I am trying to understand solutions to this question here, and while I can just reuse the code I would prefer to know what is happening before I do.
The question is about how to tile a scipy.sparse.csr_matrix
object, and the top answer (by @user3357359) at the time of writing shows how to tile a single row of a matrix across multiple rows as:
from scipy.sparse import csr_matrix
sparse_row = csr_matrix([[0, 0, 0, 0, 0, 1, 0, 1, 1, 0, 0, 0]])
repeat_number = 3
repeated_row_matrix = csr_matrix(np.ones([repeat_number,1])) * sparse_row
(I have added the sparse_row
and repeat_number
initialisation to help make things concrete).
If I now convert this to a dense matrix and print as so:
print(f"repeated_row_matrix.todense() = {repeated_row_matrix.todense()}")
This gives output:
repeated_row_matrix.todense() =
[[0 0 0 0 0 1 0 1 1 0 0 0]
[0 0 0 0 0 1 0 1 1 0 0 0]
[0 0 0 0 0 1 0 1 1 0 0 0]]
The operation on the right of the repeated_row_matrix
assignment seems to me to be performing broadcasting. The original sparse_row
has shape (1,12)
, the temporary matrix is a (3,1)
matrix of ones, and the result is a (3,12)
matrix. So far, this is similar behaviour as you would expect from numpy.array
. However, if I try the same thing with the subtraction operator:
sparse_row = csr_matrix([[0, 0, 0, 0, 0, 1, 0, 1, 1, 0, 0, 0]])
repeat_number = 3
repeated_row_matrix = csr_matrix(np.ones([repeat_number,1])) - sparse_row
print(f"repeated_row_matrix.todense() =\n{repeated_row_matrix.todense()}")
I get an error in the third line:
3 repeated_row_matrix = csr_matrix(np.ones([repeat_number,1])) - sparse_row
...
ValueError: inconsistent shapes
Is this intended behaviour? And if so, why?
I guess that a multiplication between two sparse K-vectors with n1 and n2 non-zeros respectively, would always have less than or equal to min(n1,n2) non-zeros. A subtraction would have in the worst case n1+n2 non-zeros but does this really explain why one behaviour is allowed and one is not.
I wish to perform subtraction of a single row vector from a matrix (for a sparse implementation of K-medoids I am playing with). To perform subtraction, I am creating a temporary sparse array which tiles the original row by using broadcasting with multiplication then I can subtract one array from another. I am sure there should be a better way, but I don't see it.

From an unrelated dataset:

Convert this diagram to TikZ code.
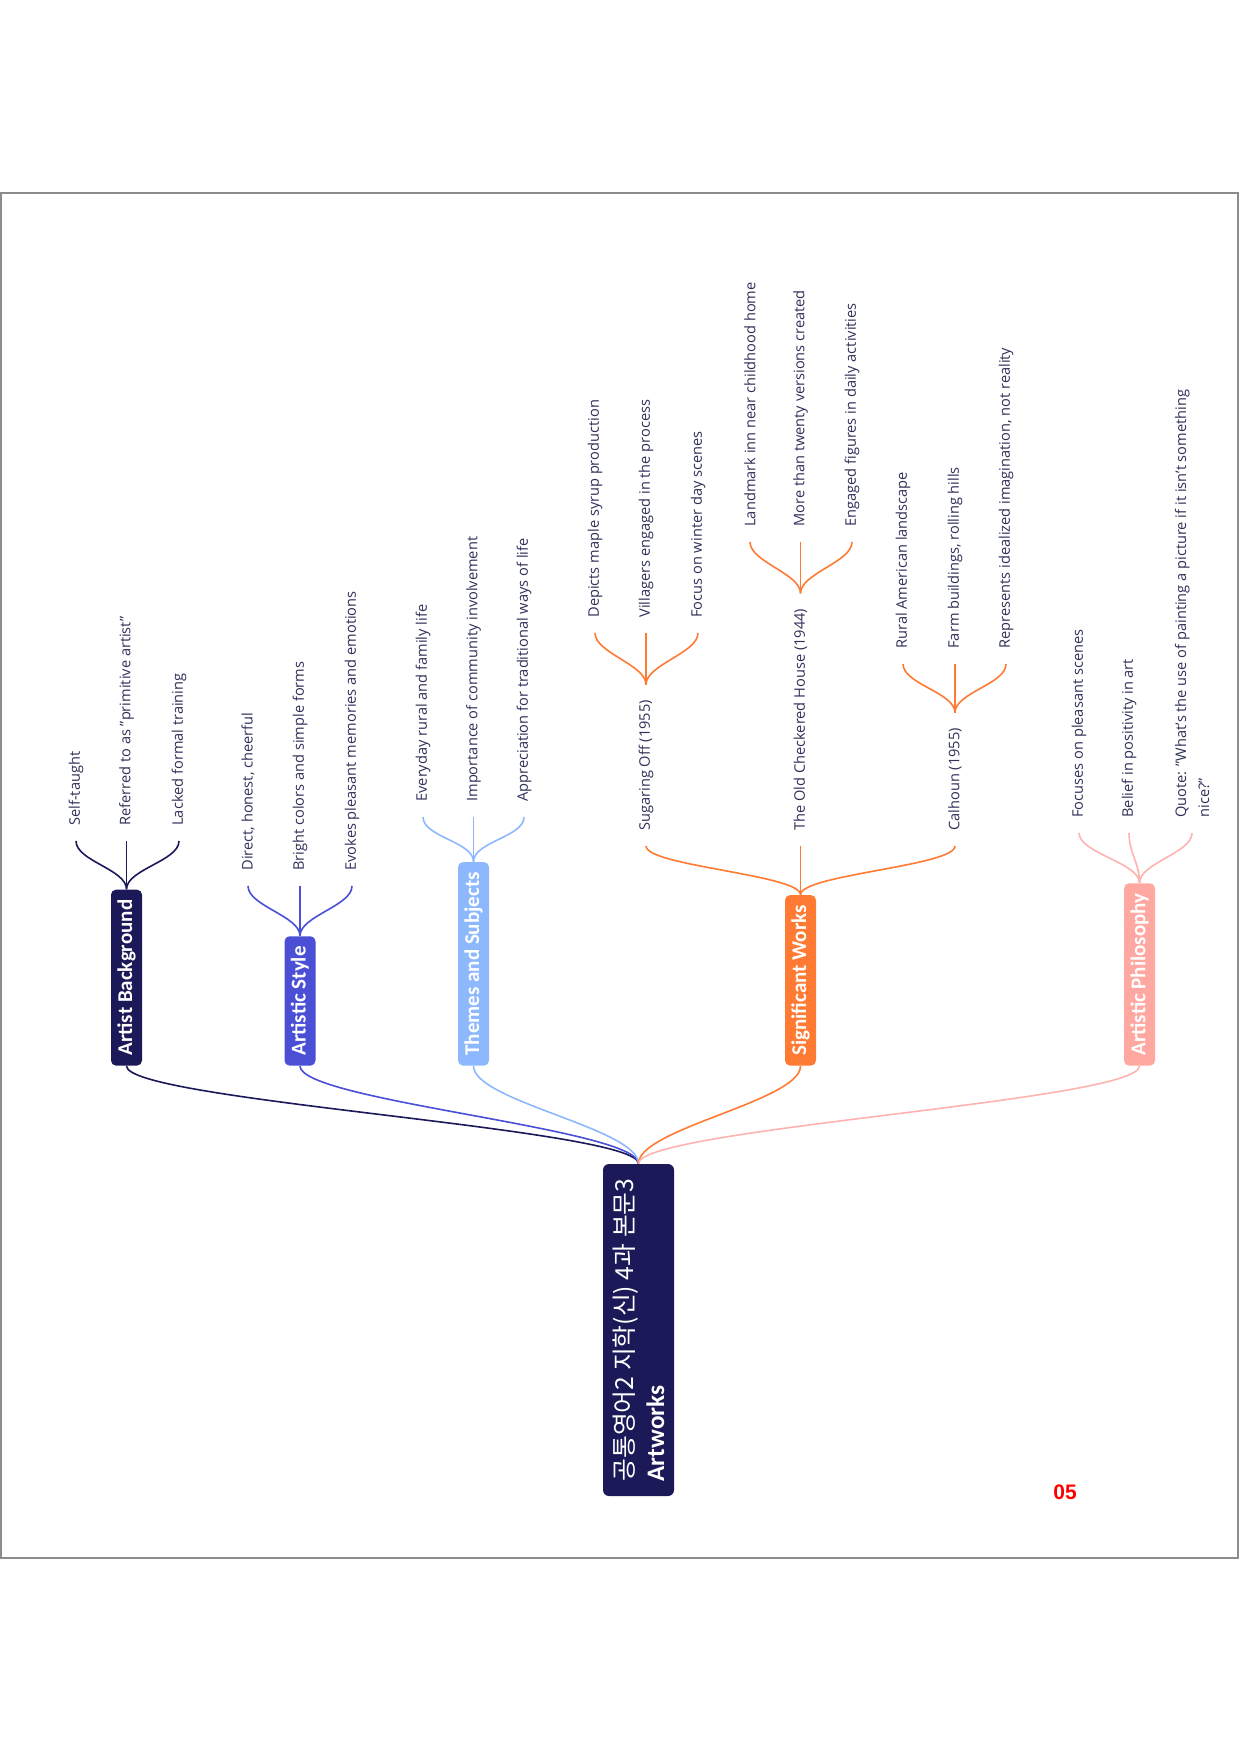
\documentclass[tikz,border=0pt]{standalone}
\usepackage{fontspec}
\setmainfont{Open Sans}
\newfontfamily\krfont{Noto Sans CJK KR}
\newfontfamily\brfont{Carlito}
\newfontfamily\numfont{Liberation Sans}
\definecolor{rootc}{HTML}{1B1957}
\definecolor{asc}{HTML}{4A4FD6}
\definecolor{tsc}{HTML}{8DB8FD}
\definecolor{swc}{HTML}{FF7A32}
\definecolor{apc}{HTML}{FFA8A2}
\definecolor{aplc}{HTML}{FFB3AE}
\definecolor{leafc}{HTML}{2E3058}
\definecolor{framec}{HTML}{8C8C8C}
\tikzset{
  leaf/.style={rotate=90, anchor=west, text=leafc, inner xsep=7.5pt, inner ysep=1pt,
    font=\fontsize{7.3}{11.5}\selectfont},
  branch/.style={rotate=90, anchor=west, fill=#1, text=white, rounded corners=2.5pt,
    minimum height=15.5pt, inner xsep=5pt, inner ysep=0pt,
    font=\brfont\bfseries\fontsize{10.5}{12}\selectfont},
  rootbox/.style={rotate=90, fill=rootc, text=white, rounded corners=3pt,
    minimum width=166pt, minimum height=35.5pt, inner sep=0pt, align=left,
    font=\krfont\fontsize{12.4}{15.5}\selectfont},
  conn/.style={draw=#1, line width=0.8pt},
}
\begin{document}
\begin{tikzpicture}[x=0.5pt,y=-0.5pt]
\useasboundingbox (0,0) rectangle (1240,1754);
\draw[framec, line width=0.7pt] (1,193) rectangle (1238,1558);

% root
\node[rootbox] (root) at (638.5,1330) {공통영어2 지학(신) 4과 본문3\\{\brfont\bfseries\fontsize{12.6}{15.5}\selectfont Artworks}};

% branches
\node[branch=rootc] (ab) at (126.5,1066) {Artist Background};
\node[branch=asc] (as) at (300,1066) {Artistic Style};
\node[branch=tsc] (ts) at (473.5,1066) {Themes and Subjects};
\node[branch=swc] (sw) at (800.5,1066) {Significant Works};
\node[branch=apc] (ap) at (1139.5,1066) {Artistic Philosophy};

% leaves
\node[leaf] (ab1) at (76,841) {Self-taught};
\node[leaf] (ab2) at (126.5,841) {Referred to as "primitive artist"};
\node[leaf] (ab3) at (179,841) {Lacked formal training};

\node[leaf] (as1) at (248,886) {Direct, honest, cheerful};
\node[leaf] (as2) at (300,886) {Bright colors and simple forms};
\node[leaf] (as3) at (352,886) {Evokes pleasant memories and emotions};

\node[leaf] (ts1) at (423,817) {Everyday rural and family life};
\node[leaf] (ts2) at (473.5,817) {Importance of community involvement};
\node[leaf] (ts3) at (524,817) {Appreciation for traditional ways of life};

\node[leaf] (sw1) at (646,846) {Sugaring Off (1955)};
\node[leaf] (sw2) at (800.5,846) {The Old Checkered House (1944)};
\node[leaf] (sw3) at (955,846) {Calhoun (1955)};

\node[leaf] (sw11) at (595,633) {Depicts maple syrup production};
\node[leaf] (sw12) at (646,633) {Villagers engaged in the process};
\node[leaf] (sw13) at (698,633) {Focus on winter day scenes};

\node[leaf] (sw21) at (750,542) {Landmark inn near childhood home};
\node[leaf] (sw22) at (800.5,542) {More than twenty versions created};
\node[leaf] (sw23) at (852,542) {Engaged figures in daily activities};

\node[leaf] (sw31) at (903,664) {Rural American landscape};
\node[leaf] (sw32) at (955,664) {Farm buildings, rolling hills};
\node[leaf] (sw33) at (1006,664) {Represents idealized imagination, not reality};

\node[leaf] (ap1) at (1079,833) {Focuses on pleasant scenes};
\node[leaf] (ap2) at (1129,833) {Belief in positivity in art};
\node[leaf, align=left] (ap3) at (1192,833) {Quote: "What's the use of painting a picture if it isn't something\\nice?"};

% root to branches
\foreach \b/\c in {ab/rootc, as/asc, ts/tsc, sw/swc, ap/aplc}
  \draw[conn=\c] (root.east) .. controls +(0,-35) and +(0,35) .. (\b.west);

% fans
\foreach \p/\c/\k in {ab/rootc/ab1, ab/rootc/ab2, ab/rootc/ab3,
                     as/asc/as1, as/asc/as2, as/asc/as3,
                     ts/tsc/ts1, ts/tsc/ts2, ts/tsc/ts3,
                     sw/swc/sw1, sw/swc/sw2, sw/swc/sw3,
                     sw1/swc/sw11, sw1/swc/sw12, sw1/swc/sw13,
                     sw2/swc/sw21, sw2/swc/sw22, sw2/swc/sw23,
                     sw3/swc/sw31, sw3/swc/sw32, sw3/swc/sw33,
                     ap/aplc/ap1, ap/aplc/ap2, ap/aplc/ap3}
  \draw[conn=\c] (\p.east) .. controls +(0,-20) and +(0,20) .. (\k.west);

% page number
\node[text=red, font=\numfont\bfseries\fontsize{10.5}{12}\selectfont, inner sep=0pt] (pg) at (1065,1492) {05};
\end{tikzpicture}
\end{document}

Also, @"C.J. Jackson" replies in the comments that a better way to construct the tiling is:
sparse_row[np.zeros(repeat_number),:]
This works, but I have no idea why or what functionality is being employed. Can someone point me to the documentation? If sparse_row
were a numpy.array
then this does not cause tiling.
Thanks in advance.